I sent the question back, “why are you trying to find a home for this dog?” I phrased it very diplomatically, instead of saying, “why are you getting rid of this one, as opposed to one of the others?” I wanted to know the real reason for the ad. What was wrong with him? Was he a biter, a fighter, what? Why was this one getting the boot? Because the answers would determine our next step. I was still very gun shy about getting back into a situation where Orso would be victimized ever again.
We were straddling the fence, not sure which side to fall on, dog or no dog. I almost called our best friends to ask what we should do, but I already knew their answer, “Get the dog.” They have three medium to large size dogs, and are not unbiased. By the time we went to bed, we had decided that no we would pass on the dog. No dog yet.
Her email response came in the morning. The answer was not what I expected at all. The owner had gotten the dog as a puppy and now after six years had to give him up because she had to move to an apartment wouldn’t take dogs, especially large dogs, so she took him to her friend, who promised to look for a great home for him. The friend had placed the ad, with three other dogs, four cats and four children already had a full house. After reading her email, I was ready to get in the car, drive to wherever he was and bring him home on the spot. Sanity returned and I waited for Mitch to wake up.
We talked some more, pros and cons, talking ourselves out of the dog, then back into the dog.

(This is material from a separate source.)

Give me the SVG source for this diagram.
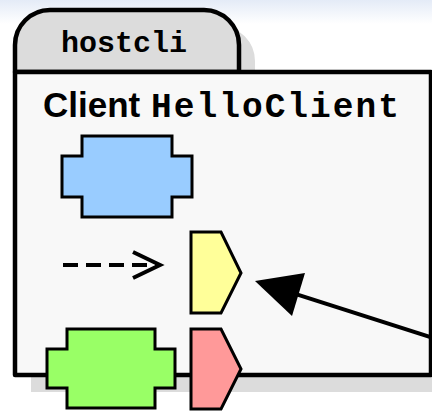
<svg xmlns="http://www.w3.org/2000/svg" width="432" height="411" viewBox="0 0 432 411">
  <defs>
    <linearGradient id="band" x1="0" y1="0" x2="0" y2="1">
      <stop offset="0" stop-color="#e4ebf7"/>
      <stop offset="1" stop-color="#ffffff"/>
    </linearGradient>
  </defs>
  <style>
    .frame { stroke: #000; stroke-width: 4.5; stroke-linejoin: round; }
    .shadow { fill: #dcdcdc; }
    .port { stroke: #000; stroke-width: 3; stroke-linejoin: miter; }
    .mono { font-family: "Liberation Mono", "DejaVu Sans Mono", monospace; font-weight: bold; fill: #000; }
    .sans { font-family: "Liberation Sans", Arial, sans-serif; font-weight: bold; fill: #000; }
  </style>

  <rect x="0" y="0" width="432" height="24" fill="url(#band)"/>

  <!-- host container -->
  <g id="hostcli">
    <path class="shadow" d="M31,88 V61 A35,35 0 0 1 66,26 H220 A35,35 0 0 1 255,61 V88 H447 V392 H31 Z"/>
    <path class="frame" fill="#dcdcdc" d="M15,72 V45 A35,35 0 0 1 50,10 H204 A35,35 0 0 1 239,45 V72 Z"/>
    <rect class="frame" x="15" y="72" width="416" height="303" fill="#f8f8f8"/>
    <text class="mono" x="124" y="52" font-size="30" text-anchor="middle" textLength="126" lengthAdjust="spacing">hostcli</text>
    <text class="sans" x="43" y="117" font-size="35">Client</text>
    <text class="mono" x="151" y="117" font-size="34.5" textLength="248" lengthAdjust="spacing">HelloClient</text>
  </g>

  <g id="blue-part">
    <polygon class="port" fill="#99ccff" points="82,136 172,136 172,156 192,156 192,197 172,197 172,217 82,217 82,197 62,197 62,156 82,156"/>
  </g>

  <g id="yellow-port">
    <polygon class="port" fill="#ffff99" points="191,232 221,232 241,273 221,313 191,313"/>
  </g>

  <g id="green-part">
    <polygon class="port" fill="#99ff66" points="67,329 155,329 155,349 175,349 175,388 155,388 155,408 67,408 67,388 47,388 47,349 67,349"/>
  </g>

  <g id="red-port">
    <polygon class="port" fill="#ff9999" points="191,329 221,329 241,369 221,409 191,409"/>
  </g>

  <g id="connectors" fill="none" stroke="#000" stroke-width="4">
    <path d="M63,265 H158" stroke-dasharray="15 8"/>
    <path d="M133,252 L160,265 L133,278" stroke-linejoin="miter"/>
    <line x1="432" y1="337.5" x2="296" y2="294.2"/>
    <polygon points="255,281 305,273 292,316" fill="#000" stroke="none"/>
  </g>
</svg>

I finally sent an email back asking if we could meet with Orso to see how they might interact. I got a response saying that was a great idea and when could we get there. I asked if noon would work and waited for her response. The reply came back letting us off the hook – sort-of. The owner was not handling the separation well and asked her friend if they would keep him for two weeks, until she either found another place or could win over her landlord. But could they keep our email, “just in case.”
My heart went out to the woman and her dog, because I know how I would feel if I were forced with the same decision. I answered back that of course, they could keep our email address, and that I understood completely. I even offered to “foster the dog” for the woman if she wanted to on a short or long term basis, if the need arose.
We almost fell down the rabbit hole, not quite, but we’re teetering.
Oh gosh – it’s an easy rabbit hole to go down – I just avoid it by avoiding classified ads and humane societies!
I know what you mean, it was sooo close.
I have Choppy because I wandered into the humane society – I have to avoid that place like the plague!
So true, those places are worse than drug houses, more addictive too. If I could I would bring them all home. So I don’t go either.
Love finds a way….. 🙂
Yeah, that’s what I’m afraid of, I know without a doubt that if I go to just look, something is coming home with me.
I know what you mean; one look in their eyes usually does the trick….
Just now, I’m dog-free, as my long-time buddy passed in 2012, & I didn’t have the physical status to take care of a pup. A year ago, a kitten appeared on my porch, & adopted me (her pic is on my blog today)… & she isn’t the sharing type. I rescued a pup a while back, & it took her a week to forgive me after I found it a home…
Don’t much like living without animal friends….
I’m with you, I can’t imagine living without a furry friend.
It looks like I lost your blog for a bit! I’m so sorry! I’m hopeful for the lost baby that the one who loves him can find a way – but if not, it sure sounds like you guys are a wonderful possible replacement.
No problem, I understand.
I know what you mean. As much as I want a buddy for Orso, I know how heartbreaking it would be if I had to make a choice. I would find a way to keep Orso, even if I had to share the car with him.